Task directions: Start at the top of the records and, please, print each line exactly through the line that contains "cx, cy, r = 319, 405, 197", leaving out all pictures.
[Begin]
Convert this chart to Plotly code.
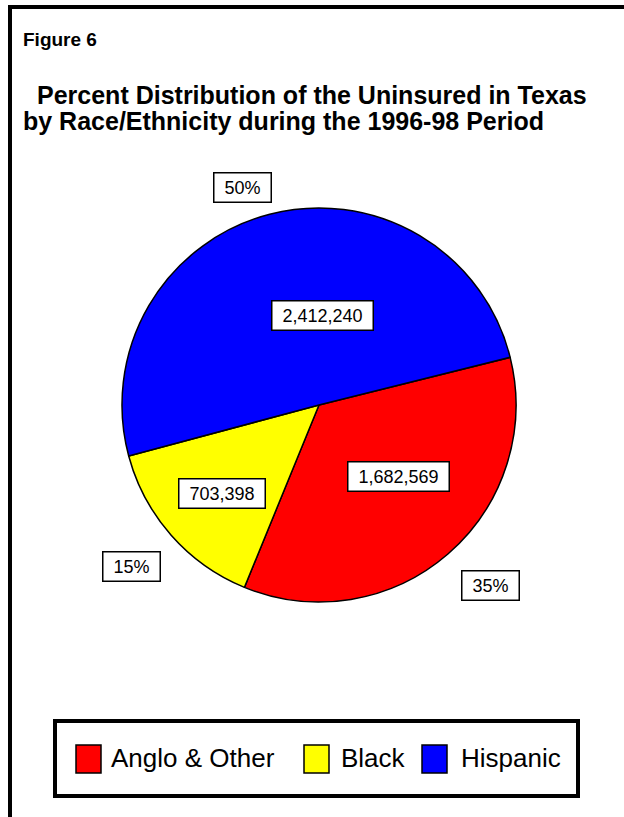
import plotly.graph_objects as go

# Uninsured Texans by race/ethnicity, 1996-98
categories = ["Anglo & Other", "Black", "Hispanic"]
uninsured = [1682569, 703398, 2412240]
colors = ["#FF0000", "#FFFF00", "#0000FF"]

W, H = 624, 817
FONT = "Liberation Sans, Arial, Helvetica, sans-serif"


def px(x):
    return x / W


def py(y):
    return 1 - y / H


total = sum(uninsured)
percents = [f"{round(v / total * 100)}%" for v in uninsured]
value_text = [f"{v:,}" for v in uninsured]

# pie geometry (pixels)
cx, cy, r = 319, 405, 197

fig = go.Figure(
    go.Pie(
        labels=categories,
        values=uninsured,
        sort=False,
        direction="clockwise",
        rotation=76,
        marker=dict(colors=colors, line=dict(color="black", width=1.5)),
        textinfo="none",
        hoverinfo="label+value+percent",
        showlegend=False,
        domain=dict(x=[px(cx - r), px(cx + r)], y=[py(cy + r), py(cy - r)]),
    )
)

shapes = []
# page frame: top rule and left rule
shapes.append(dict(type="rect", xref="paper", yref="paper",
                   x0=px(8), x1=px(W), y0=py(9), y1=py(5),
                   fillcolor="black", line=dict(width=0)))
shapes.append(dict(type="rect", xref="paper", yref="paper",
                   x0=px(8), x1=px(12), y0=py(H), y1=py(5),
                   fillcolor="black", line=dict(width=0)))

annotations = []


def text_ann(x, y, s, size, bold=False, xanchor="left"):
    annotations.append(dict(
        xref="paper", yref="paper", x=px(x), y=py(y), text=f"<b>{s}</b>" if bold else s,
        showarrow=False, xanchor=xanchor, yanchor="middle", borderpad=0,
        font=dict(family=FONT, size=size, color="black")))


text_ann(22, 40, "Figure 6", 19, bold=True)
# two title lines set close together
text_ann(36, 95, "Percent Distribution of the Uninsured in Texas", 25, bold=True)
text_ann(22, 121, "by Race/Ethnicity during the 1996-98 Period", 25, bold=True)


def label_width(s, size):
    em = {",": 0.278, "%": 0.889}
    return sum(em.get(c, 0.556) for c in s) * size


def boxed(x, y, s):
    annotations.append(dict(
        xref="paper", yref="paper", x=px(x), y=py(y), text=s,
        showarrow=False, xanchor="center", yanchor="middle",
        width=label_width(s, 18) + 16, height=24, borderpad=2,
        bordercolor="black", borderwidth=1.5, bgcolor="white",
        font=dict(family=FONT, size=18, color="black")))


# value labels inside slices, percent labels outside
value_pos = [(398, 476), (221.5, 493), (322, 315)]
pct_pos = [(490, 585), (131.5, 566), (242, 187.5)]
for (x, y), s in zip(value_pos, value_text):
    boxed(x, y, s)
for (x, y), s in zip(pct_pos, percents):
    boxed(x, y, s)

# legend box with swatches
shapes.append(dict(type="rect", xref="paper", yref="paper",
                   x0=px(55), x1=px(578), y0=py(796), y1=py(721),
                   line=dict(color="black", width=4), fillcolor="white", layer="below"))
swatch_x = [76, 304, 422]
text_x = [110, 340, 460]
for sx, tx, c, name in zip(swatch_x, text_x, colors, categories):
    shapes.append(dict(type="rect", xref="paper", yref="paper",
                       x0=px(sx), x1=px(sx + 25), y0=py(773), y1=py(745),
                       fillcolor=c, line=dict(color="black", width=1.5)))
    text_ann(tx, 758, name, 26)

fig.update_layout(
    width=W, height=H,
    margin=dict(l=0, r=0, t=0, b=0),
    paper_bgcolor="white", plot_bgcolor="white",
    shapes=shapes, annotations=annotations,
)

fig.write_html("out.html")
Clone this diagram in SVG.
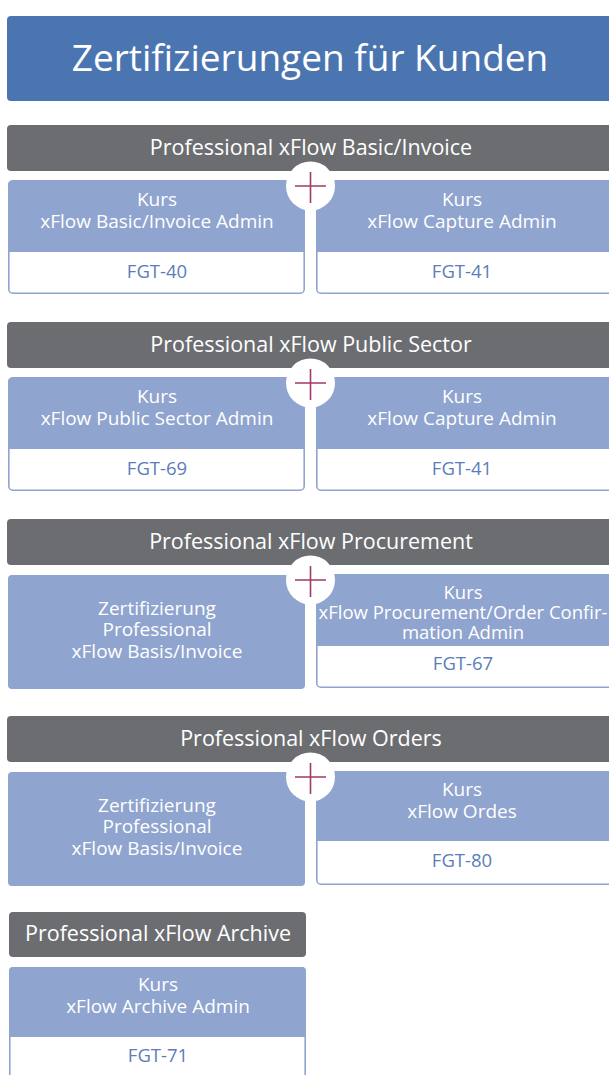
[End]
Solved problem:
Convert this chart to Plotly code.
import plotly.graph_objects as go

# Uninsured Texans by race/ethnicity, 1996-98
categories = ["Anglo & Other", "Black", "Hispanic"]
uninsured = [1682569, 703398, 2412240]
colors = ["#FF0000", "#FFFF00", "#0000FF"]

W, H = 624, 817
FONT = "Liberation Sans, Arial, Helvetica, sans-serif"


def px(x):
    return x / W


def py(y):
    return 1 - y / H


total = sum(uninsured)
percents = [f"{round(v / total * 100)}%" for v in uninsured]
value_text = [f"{v:,}" for v in uninsured]

# pie geometry (pixels)
cx, cy, r = 319, 405, 197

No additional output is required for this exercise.